Another of the actions taken by suffragette was to put acid, and sometimes kerosene, in pillar boxes. One woman, Jessie Stephen, who was the organiser of the Domestic Workers Union of Glasgow, spoke about her involvement in an interview in 1975. She describes how her working clothing helped her disguise her actions, saying that no one suspected her because she was wearing her cap, muslin apron and black frock. Records show that in the year of targeting post boxes, over 4,000 letters were damaged and 114 destroyed. Three postmen were injured as they emptied a vandalised pillar box.
Ethel Moorhead was one prolific offender, and often used a false name. As ‘Miss Morrison’ she and Dr Dorothea Chalmers Smith were arrested and charged with setting fire to an empty property in the West End of Glasgow in July 1913. They were caught red-handed by multiple witnesses and neither woman denied the charge, their sentence was eight months, as the judge pronounced this, several women in the court started a chant of “Pitt Street, Pitt Street”. Just two weeks before there had been a raid on a house of ill repute in Pitt Street, the raid had caught a number of prominent Glasgow leaders and in order to hush this up, the owners of the house had been sentenced to two weeks. Helen Crawfurd records this with disgust at the disparity between the sentences, not least because she felt that the arson had been a crime against property, whereas the brothel had involved crimes against human lives. Dr Chalmers Smith and ‘Miss Morrison’ both went on hunger strike and were released under the Cat and Mouse Act of 1913, Dorothea Chalmers Smith was placed under house arrest. Helen Crawfurd takes great pleasure in recording that she managed to escape by dressing in her younger sister’s school uniform, and walking out of her house right past the guard at the door!
In December 1913, the suffragette’s held a protest at Glasgow University as politician and Reverand Augustine Birrell was invested as the Rector at the university. The protest itself was relatively peaceful, though there were reports of women heckling his speech (a tactic used to great effect by many suffragette activists) and being forcibly ejected. However, in response to this, around 200 of the students who had been present (all male at the time, no women were allowed to study at the university) went on the rampage, completely destroying the shop owned by the Women’s Social and Political Union in Sauchiehall Street. No arrests were made, despite the damage being extensive and there being reports of the students out on the street waving broken bits of furniture and throwing literature like confetti. It made the news in Dundee, right over on the east coast!

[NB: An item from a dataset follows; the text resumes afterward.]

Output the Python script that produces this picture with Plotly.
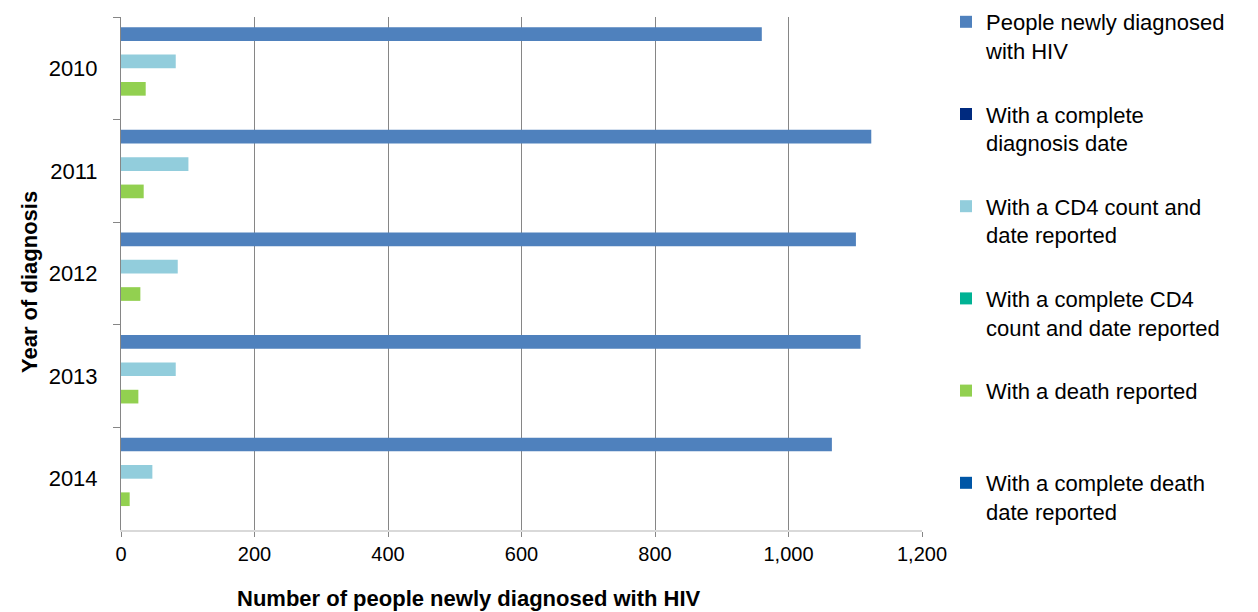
import plotly.graph_objects as go

years = ["2010", "2011", "2012", "2013", "2014"]

series_names = [
    "People newly diagnosed<br>with HIV",
    "With a complete<br>diagnosis date",
    "With a CD4 count and<br>date reported",
    "With a complete CD4<br>count and date reported",
    "With a death reported<br> ",
    "With a complete death<br>date reported",
]
newly_diagnosed = [960, 1124, 1101, 1108, 1065]
complete_diag_date = [0, 0, 0, 0, 0]
cd4_reported = [82, 101, 85, 82, 47]
complete_cd4 = [0, 0, 0, 0, 0]
death_reported = [37, 34, 29, 26, 13]
complete_death_date = [0, 0, 0, 0, 0]

x_title = "Number of people newly diagnosed with HIV"
y_title = "Year of diagnosis"

series_values = [newly_diagnosed, complete_diag_date, cd4_reported,
                 complete_cd4, death_reported, complete_death_date]
colors = ["#4F81BD", "#002A7F", "#92CDDC", "#00B294", "#92D050", "#0056A6"]

fig = go.Figure()
for i, (name, vals, col) in enumerate(zip(series_names, series_values, colors)):
    fig.add_trace(go.Bar(
        y=years, x=vals, name=name, orientation="h",
        marker=dict(color=col, line=dict(width=0)),
        legendgroup=f"g{i}",
    ))

font_family = "Liberation Sans, Arial, sans-serif"
OFF = 8  # default page body margin
W, H = 1258 - OFF, 612 - OFF
# target plot area in screen pixels
px0, px1, py0, py1 = 121, 922, 17, 530
L, R = px0 - OFF, W - (px1 - OFF)
T, B = py0 - OFF, H - (py1 - OFF)
pw, ph = px1 - px0, py1 - py0


def sx(x):
    return (x - px0) / pw


def sy(y):
    return (py1 - y) / ph


fig.update_layout(
    width=W, height=H,
    barmode="group", bargap=0.2, bargroupgap=0,
    plot_bgcolor="white", paper_bgcolor="white",
    margin=dict(l=L, r=R, t=T, b=B, autoexpand=False),
    font=dict(family=font_family, size=20, color="#000000"),
    showlegend=True,
    legend=dict(
        x=sx(946), y=sy(1), xanchor="left", yanchor="top",
        font=dict(size=22, color="#000000"),
        valign="top", tracegroupgap=32, itemwidth=30,
        traceorder="grouped", maxheight=H,
        bgcolor="rgba(0,0,0,0)",
    ),
    xaxis=dict(
        range=[0, 1200], dtick=200, tickformat=",d",
        showgrid=True, gridcolor="#868686", gridwidth=1,
        showline=True, linecolor="#D9D9D9", linewidth=2,
        ticks="outside", ticklen=5, tickcolor="#868686",
        tickfont=dict(size=20),
        zeroline=False, automargin=False,
    ),
    yaxis=dict(
        autorange="reversed",
        showline=True, linecolor="#868686", linewidth=1,
        ticks="outside", ticklen=7, tickcolor="#868686",
        tickson="boundaries",
        showgrid=False, automargin=False,
        tickfont=dict(size=22),
        ticklabelstandoff=18,
    ),
    annotations=[
        dict(text=f"<b>{x_title}</b>", xref="paper", yref="paper",
             x=sx(469), y=sy(598),
             xanchor="center", yanchor="middle", showarrow=False,
             font=dict(size=22)),
        dict(text=f"<b>{y_title}</b>", xref="paper", yref="paper",
             x=sx(29), y=sy(282), textangle=-90,
             xanchor="center", yanchor="middle", showarrow=False,
             font=dict(size=22)),
    ],
)

fig.write_html("out.html")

There were various unoccupied properties targeted for fire setting, sometimes more successful than others. One of the more notable was the burning of ship-builder Alexander Stephen’s mansion in Wemyss Bay. The house was described as a ‘fine Gothic style mansion, with tall chimneys, turrets and extensive landscaping’. The blaze could be seen along the length of the Firth of Clyde, no-one was ever arrested for it, and it was only 65 years later that journalist Julia Davidson said that she knew the woman who had done it.
There is no question that the Suffragette campaign was violent and headline catching. The press stoked high emotions and provoked much disgust around the women whose request to be given the vote seems to us, one hundred years later, a reasonable one. It is worth noting that there were pro-suffrage campaigns all over the world, but it seems that the militancy was strongest in the UK. Wikipedia gives us the following detail:
“There was an average of 21 bombing and arson incidents per month in 1913, and 15 per month in 1914, with there being an arson or bombing attack in every month between February 1913 and August 1914….. there was a total of at least 337 arson and bombing attacks between 1913 and 1914, but states that the true number could be well over 500. By the end of the campaign, more than 1,300 people had been arrested and imprisoned for suffragette violence across the United Kingdom.”
The quote “Well behaved women seldom make history”, often attributed to Eleanor Roosevelt among others, actually comes from Laura Thatcher Ulrich, an American author who herself is seldom remembered. The story of the campaign for equal voting rights for women seems to be epitomised by this quote – and so it continues.